Over the course of a week, I made my way from one end of Missouri to the other, driving and walking around the cities just to get a feel for them: Taking notes on my observations while sitting on park benches and in coffee shops. Chit-chatting with families in their homes, their yards. Playing with the children and asking them questions (while letting them interrogate me as well, of course).
One of the most memorable days of my trip was in Columbia, Missouri, home to a teaching hospital with lots of social programs, including one run by the organization Zero to Three that provides both maternal and 0-3 support for struggling families. I had fostered a good relationship with the organization over the course of my reporting, and its staff allowed me to shadow some visits, giving me intimate access to scenes that are normally off-limits.
One of my core objectives with this project was to make the available information on pandemic-era child development accessible to everyday people – to parents in the throes of raising a young child during one of the most difficult chapters in the country’s recent history.
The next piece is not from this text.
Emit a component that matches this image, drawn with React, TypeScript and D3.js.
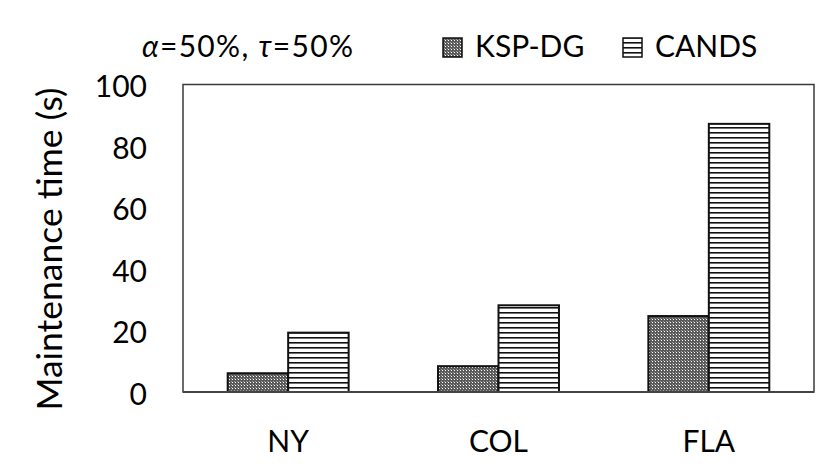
import React from "react";
import * as d3 from "d3";

const categories = ["NY", "COL", "FLA"];
const seriesNames = ["KSP-DG", "CANDS"];
const kspValues = [6.1, 8.4, 24.7];
const candsValues = [19.3, 28.2, 87.2];
const yTicks = [0, 20, 40, 60, 80, 100];

const W = 831;
const H = 470;
const plot = { left: 183, right: 814, top: 84.5, bottom: 392 };
const FONT = "Lato, 'Open Sans', sans-serif";

export default function App() {
  const x = d3
    .scaleBand<string>()
    .domain(categories)
    .range([plot.left, plot.right])
    .paddingInner(0.425)
    .paddingOuter(0.2125);
  const xs = d3.scaleBand<string>().domain(seriesNames).range([0, x.bandwidth()]);
  const y = d3.scaleLinear().domain([0, 100]).range([plot.bottom, plot.top]);

  const data = [kspValues, candsValues];
  const fills = ["url(#dots)", "url(#hstripes)"];

  return (
    <svg
      width={W}
      height={H}
      style={{ position: "absolute", left: 0, top: 0, background: "#fff" }}
      fontFamily={FONT}
    >
      <defs>
        <pattern id="dots" width={3} height={3} patternUnits="userSpaceOnUse">
          <rect width={3} height={3} fill="#5a5a5a" />
          <rect x={1} y={1} width={1} height={1} fill="#ffffff" />
          <rect x={0} y={0} width={1} height={1} fill="#9a9a9a" />
        </pattern>
        <pattern id="hstripes" width={5} height={5} patternUnits="userSpaceOnUse" y={plot.bottom}>
          <rect width={5} height={5} fill="#fff" />
          <rect y={0} width={5} height={1.6} fill="#111" />
        </pattern>
      </defs>

      {/* frame */}
      <rect
        x={plot.left}
        y={plot.top}
        width={plot.right - plot.left}
        height={plot.bottom - plot.top}
        fill="none"
        stroke="#3a3a3a"
        strokeWidth={1.5}
      />

      {/* bars */}
      {categories.map((c, i) => (
        <g key={c}>
          {seriesNames.map((s, j) => {
            const v = data[j][i];
            return (
              <rect
                key={s}
                x={(x(c) as number) + (xs(s) as number)}
                y={y(v)}
                width={xs.bandwidth()}
                height={y(0) - y(v)}
                fill={fills[j]}
                stroke="#111"
                strokeWidth={2}
              />
            );
          })}
        </g>
      ))}

      {/* x axis line */}
      <line x1={plot.left} x2={plot.right} y1={plot.bottom} y2={plot.bottom} stroke="#444" strokeWidth={2} />

      {/* y tick labels */}
      {yTicks.map((t) => (
        <text
          key={t}
          x={147}
          y={y(t) + 2}
          dy="0.36em"
          textAnchor="end"
          fontSize={30}
          fill="#000"
        >
          {t}
        </text>
      ))}

      {/* x labels */}
      {categories.map((c) => (
        <text
          key={c}
          x={(x(c) as number) + x.bandwidth() / 2}
          y={452}
          textAnchor="middle"
          fontSize={30}
          fill="#000"
        >
          {c}
        </text>
      ))}

      {/* y axis title */}
      <text
        transform={`translate(62, 249) rotate(-90)`}
        textAnchor="middle"
        fontSize={35.5}
        fill="#000"
      >
        Maintenance time (s)
      </text>

      {/* legend */}
      <text x={142} y={57} fontSize={30} fill="#000" textLength={211} lengthAdjust="spacing">
        <tspan fontStyle="italic">α</tspan>
        <tspan>=50%, </tspan>
        <tspan fontStyle="italic">τ</tspan>
        <tspan>=50%</tspan>
      </text>
      {seriesNames.map((s, j) => {
        const lx = [443, 623][j];
        return (
          <g key={s}>
            <rect x={lx} y={38} width={19} height={19} fill={fills[j]} stroke="#111" strokeWidth={1.5} />
            <text x={lx + 32} y={57} fontSize={30} fill="#000">
              {s}
            </text>
          </g>
        );
      })}
    </svg>
  );
}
The fellowship, which allowed the story to run in front of USA TODAY’s paywall, enabled that accessibility. And USA TODAY’s platform as a national outlet with sister publications throughout the country maximized that reach. We brought together people from teams across the newsroom, including two audience/engagement editors, colleagues who are pros at search engine optimization and multimedia producers.
In addition to the standard Twitter and Facebook posts, we experimented with platforms I hadn’t used before, including Twitter Spaces and TikTok. Jillian and an expert (the pediatric surgeon Dana Suskind) joined me for the Spaces, an audio-only panel open to the public where we discussed a range of themes I didn’t get to expand on much in the project.
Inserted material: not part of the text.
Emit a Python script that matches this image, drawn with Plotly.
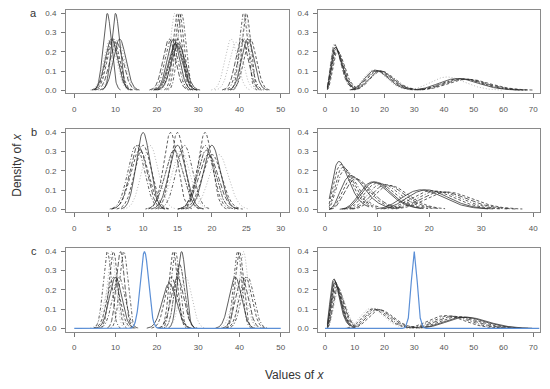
import math
import numpy as np
import plotly.graph_objects as go

# ---------------- data ----------------
# line type codes follow R: 1 solid, 2 dashed, 3 dotted, 4 dotdash, 5 longdash, 6 twodash
# colour codes: k = black, g = grey

# Panel a, left: normal densities (mean, sd)
A_L_MEAN = [8, 10, 9, 11, 9.5, 9.2, 10.2, 8.7, 10.6,
            24.3, 25, 25.5, 26, 23.5, 24, 25, 24.5, 25.2, 23, 24.7,
            38, 39.2, 41, 41.7, 42, 41.2, 40.6, 42.6, 41.4]
A_L_SD = [1, 1, 1.5, 1.5, 1.5, 1.5, 1.6, 1.5, 1.5,
          1, 1, 1, 1, 1.5, 1.5, 1.5, 1.65, 1.65, 1.5, 1.6,
          1.5, 1.6, 1, 1, 1.5, 1.5, 1.5, 1.5, 1]
A_L_LTY = [1, 1, 1, 1, 2, 4, 5, 3, 3,
           3, 2, 2, 4, 4, 1, 2, 1, 1, 5, 6,
           3, 3, 4, 2, 1, 4, 5, 2, 3]
A_L_COL = ["k", "k", "k", "k", "k", "k", "k", "g", "g",
           "g", "k", "k", "k", "k", "k", "k", "k", "k", "k", "k",
           "g", "g", "k", "k", "k", "k", "k", "k", "g"]

# Panel b, left: normal densities
B_L_MEAN = [10, 9, 9.3, 9.5, 11, 10,
            14, 15, 15, 16, 14.5, 15.5,
            19, 20, 19, 19.5, 21, 20, 19.2]
B_L_SD = [1, 1.2, 1.2, 1.3, 1.2, 1.2,
          1, 1, 1.2, 1.2, 1.3, 1.3,
          1, 1.2, 1.2, 1.4, 1.4, 1.4, 1.3]
B_L_LTY = [1, 4, 5, 2, 3, 2,
           2, 2, 1, 4, 6, 3,
           2, 1, 4, 5, 3, 2, 6]
B_L_COL = ["k", "k", "k", "k", "g", "k",
           "k", "k", "k", "k", "k", "g",
           "k", "k", "k", "k", "g", "k", "k"]

# Panel c, left: normal densities
C_L_MEAN = [8, 9, 9.5, 12, 11.2, 10, 9.5, 10.8, 9,
            23, 26, 24, 24.5, 25, 27, 23.5, 25.5,
            39, 40, 41, 39.6, 40.6, 42, 41.5, 40]
C_L_SD = [1, 1, 1, 1, 1, 1.5, 1.5, 1.5, 1.6,
          1.7, 1, 1, 1, 1.5, 1.5, 1.5, 1.2,
          1.5, 1, 1, 1, 1.5, 1.5, 1.5, 1.6]
C_L_LTY = [4, 3, 2, 4, 5, 1, 2, 4, 3,
           1, 1, 2, 4, 5, 3, 2, 6,
           1, 2, 3, 4, 5, 4, 2, 3]
C_L_COL = ["k", "g", "k", "k", "k", "k", "k", "k", "g",
           "k", "k", "k", "k", "k", "g", "k", "k",
           "k", "k", "g", "k", "k", "k", "k", "g"]
C_L_TRUE_MEAN, C_L_TRUE_SD = 17, 1

# Panel a, right: skewed (gamma) densities given by (mode, sd)
A_R_MODE = [3.2, 3.5, 3.8, 4.0, 3.3, 4.3, 3.6,
            16.5, 17, 18, 18.5, 19, 17.5,
            41, 44.5, 46, 47, 45.5, 48]
A_R_SD = [1.8, 1.95, 2.0, 2.05, 1.85, 2.1, 1.95,
          3.8, 3.9, 4.0, 4.0, 4.1, 4.0,
          5.8, 6.6, 6.7, 6.8, 6.6, 7.0]
A_R_LTY = [3, 1, 2, 4, 5, 2, 6,
           3, 1, 2, 1, 4, 5,
           3, 1, 2, 5, 4, 2]
A_R_COL = ["g", "k", "k", "k", "k", "k", "k",
           "g", "k", "k", "k", "k", "k",
           "g", "k", "k", "k", "k", "k"]

# Panel b, right
B_R_MODE = [2.7, 3.1, 3.5, 3.9, 5, 5.5, 6,
            9.2, 9.6, 10.2, 11, 11.8, 12.5,
            18.5, 19.5, 20.5, 21.5, 22.5, 23.5]
B_R_SD = [1.8, 1.9, 2.0, 2.1, 2.45, 2.6, 2.7,
          2.9, 2.9, 3.0, 3.1, 3.2, 3.3,
          4.0, 4.0, 4.2, 4.3, 4.4, 4.5]
B_R_LTY = [1, 2, 2, 4, 1, 2, 5,
           1, 1, 2, 4, 5, 2,
           1, 1, 2, 4, 5, 2]
B_R_COL = ["k"] * 19

# Panel c, right
C_R_MODE = [3, 3.2, 3.4, 3.7, 4, 4.3, 4.6, 3.5,
            15.5, 16.2, 17, 17.8, 18.5, 16.8,
            40.5, 42, 43.5, 45, 46.5, 47.5]
C_R_SD = [1.7, 1.75, 1.8, 1.85, 1.95, 2.0, 2.1, 1.8,
          3.9, 4.0, 4.0, 4.1, 4.2, 3.9,
          6.0, 6.2, 6.4, 6.6, 6.8, 6.9]
C_R_LTY = [1, 1, 2, 4, 2, 5, 3, 6,
           3, 2, 4, 5, 2, 3,
           2, 4, 5, 2, 1, 1]
C_R_COL = ["k", "k", "k", "k", "k", "k", "g", "k",
           "g", "k", "k", "k", "k", "g",
           "k", "k", "k", "k", "k", "k"]
C_R_TRUE_MEAN, C_R_TRUE_SD = 30, 1

# Axis ticks
X_TICKS_AC_LEFT = [0, 10, 20, 30, 40, 50]
X_TICKS_B_LEFT = [0, 5, 10, 15, 20, 25, 30]
X_TICKS_AC_RIGHT = [0, 10, 20, 30, 40, 50, 60, 70]
X_TICKS_B_RIGHT = [0, 10, 20, 30, 40]
Y_TICKS = [0.0, 0.1, 0.2, 0.3, 0.4]
PANEL_LETTERS = ["a", "b", "c"]

# ---------------- helpers ----------------
DASH = {1: "solid", 2: "3px,2px", 3: "1px,2px", 4: "1px,2px,3px,2px",
        5: "5px,2px", 6: "2px,1px,4px,1px"}
COLOR = {"k": "#2a2a2a", "g": "#a0a0a0"}
BLUE = "#5b8fd6"
FONT = "Liberation Sans, Arial, sans-serif"


def norm_pdf(x, m, s):
    return np.exp(-0.5 * ((x - m) / s) ** 2) / (s * math.sqrt(2 * math.pi))


def gamma_pdf(x, mode, sd):
    theta = (-mode + math.sqrt(mode ** 2 + 4 * sd ** 2)) / 2
    k = sd ** 2 / theta ** 2
    return np.exp((k - 1) * np.log(x) - x / theta - math.lgamma(k) - k * math.log(theta))


fig = go.Figure()


def add_line(x, y, idx, lty, col, width=0.75):
    fig.add_trace(go.Scatter(
        x=x, y=y, mode="lines", showlegend=False, hoverinfo="skip",
        line=dict(color=col, width=width, dash=DASH[lty]),
        xaxis=f"x{idx}", yaxis=f"y{idx}"))


def add_normals(means, sds, ltys, cols, idx):
    for m, s, l, c in zip(means, sds, ltys, cols):
        x = np.linspace(m - 3.2 * s, m + 3.2 * s, 90)
        add_line(x, norm_pdf(x, m, s), idx, l, COLOR[c])


def add_gammas(modes, sds, ltys, cols, idx):
    for m, s, l, c in zip(modes, sds, ltys, cols):
        x = np.linspace(max(0.8, m - 2.2 * s), m + 3.2 * s, 150)
        add_line(x, gamma_pdf(x, m, s), idx, l, COLOR[c])


# panel order: 1 a-left, 2 a-right, 3 b-left, 4 b-right, 5 c-left, 6 c-right
add_normals(A_L_MEAN, A_L_SD, A_L_LTY, A_L_COL, 1)
add_gammas(A_R_MODE, A_R_SD, A_R_LTY, A_R_COL, 2)
add_normals(B_L_MEAN, B_L_SD, B_L_LTY, B_L_COL, 3)
add_gammas(B_R_MODE, B_R_SD, B_R_LTY, B_R_COL, 4)
add_normals(C_L_MEAN, C_L_SD, C_L_LTY, C_L_COL, 5)
add_gammas(C_R_MODE, C_R_SD, C_R_LTY, C_R_COL, 6)

xb = np.arange(0, 50.001, 0.25)
add_line(xb, norm_pdf(xb, C_L_TRUE_MEAN, C_L_TRUE_SD), 5, 1, BLUE, 1.2)
xb2 = np.arange(0, 73, 1.0)
add_line(xb2, norm_pdf(xb2, C_R_TRUE_MEAN, C_R_TRUE_SD), 6, 1, BLUE, 1.2)

# ---------------- layout ----------------
W, H = 550, 389
left_dom = [66 / W, 289 / W]
right_dom = [318.3 / W, 540 / W]
row_dom = [[1 - 93.1 / H, 1 - 9.2 / H],
           [1 - 213.1 / H, 1 - 129.2 / H],
           [1 - 333.1 / H, 1 - 249.2 / H]]
panels = [
    (left_dom, row_dom[0], [-2, 52], X_TICKS_AC_LEFT),
    (right_dom, row_dom[0], [-2.25, 72.25], X_TICKS_AC_RIGHT),
    (left_dom, row_dom[1], [-1.2, 31.2], X_TICKS_B_LEFT),
    (right_dom, row_dom[1], [-1.29, 41.29], X_TICKS_B_RIGHT),
    (left_dom, row_dom[2], [-2, 52], X_TICKS_AC_LEFT),
    (right_dom, row_dom[2], [-2.25, 72.25], X_TICKS_AC_RIGHT),
]

layout = dict(width=W, height=H, margin=dict(l=0, r=0, t=0, b=0),
              plot_bgcolor="white", paper_bgcolor="white", showlegend=False,
              font=dict(family=FONT, color="#444"))
tickfont = dict(family=FONT, size=8, color="#555")
for i, (xd, yd, xr, xt) in enumerate(panels, start=1):
    layout[f"xaxis{i}"] = dict(
        domain=xd, range=xr, tickvals=xt, anchor=f"y{i}",
        showgrid=False, zeroline=False, showline=True, mirror=True,
        linecolor="#8a8a8a", linewidth=1, ticks="outside", ticklen=4,
        tickcolor="#777", tickwidth=1, tickfont=tickfont, ticklabelstandoff=4)
    layout[f"yaxis{i}"] = dict(
        domain=yd, range=[-0.016, 0.416], tickvals=Y_TICKS, tickformat=".1f",
        anchor=f"x{i}", showgrid=False, zeroline=False, showline=True,
        mirror=True, linecolor="#8a8a8a", linewidth=1, ticks="outside",
        ticklen=4, tickcolor="#777", tickwidth=1, tickfont=tickfont,
        ticklabelstandoff=3)

annotations = []
for letter, ypix in zip(PANEL_LETTERS, [12, 132, 252]):
    annotations.append(dict(text=letter, x=33.5 / W, y=1 - ypix / H,
                            xref="paper", yref="paper", showarrow=False,
                            xanchor="center", yanchor="middle",
                            font=dict(family=FONT, size=11, color="#333")))
annotations.append(dict(text="Density of <i>x</i>", x=17 / W, y=1 - 165 / H,
                        xref="paper", yref="paper", showarrow=False,
                        textangle=-90, xanchor="center", yanchor="middle",
                        font=dict(family=FONT, size=12, color="#333")))
annotations.append(dict(text="Values of <i>x</i>", x=294 / W, y=1 - 377 / H,
                        xref="paper", yref="paper", showarrow=False,
                        xanchor="center", yanchor="middle",
                        font=dict(family=FONT, size=12, color="#333")))
layout["annotations"] = annotations

fig.update_layout(**layout)
fig.write_html("out.html", config={"displayModeBar": False},
               post_script="document.body.style.margin='0';document.body.style.padding='0';")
For the TikTok, I wrote a conversational script tailored for parents of young kids and filmed myself answering questions that came up frequently throughout my reporting. My colleagues and I also repurposed the TikTok for an Instagram reel.
More recently, my reporting was featured in a USA TODAY documentary about the pandemic’s impacts on children. That episode, part of USA TODAY’s newly launched “States of America” docu-series, was released in early September, coinciding with the back-to-school season. I narrated my segment. The goal was to reach as many people – namely parents – as possible. And the multilayered audience and engagement plan allowed us to achieve that.
Tips and Takeaways
These experiences from the start of the project to its finish taught me some valuable lessons on how to best cover early childhood, as well as how to maximize a fellowship like that offered through EWA:
Devise a set of guiding questions and let them guide your reporting. Refine your angle along the way.
Go on a listening tour to hear from as many people as possible. Make a spreadsheet tracking everyone you’ve spoken with, labeling them based on their background and qualifications. Don’t be afraid of – and, in fact, seek out – people whose stories complicate your understanding of the subject matter.
Constantly remind yourself of who your audience is or should be – Which readers is your reporting most intended to serve? Once your reporting is out in the world, continue to engage with and reach out to those readers, thinking about what social media platforms and news formats they tend to most.
Perhaps the biggest takeaway was in the beauty of letting my angle evolve: When I started the reporting for this series, I set out to better understand the biggest pain points of early childhood development in the COVID era.
But the story that I uncovered ended up being about far more than developmental delays and lagging social skills in today’s toddlers and babies. It ended up being about how difficult it is to be a parent of a young child in America — a problem that predated but was further exposed by the pandemic.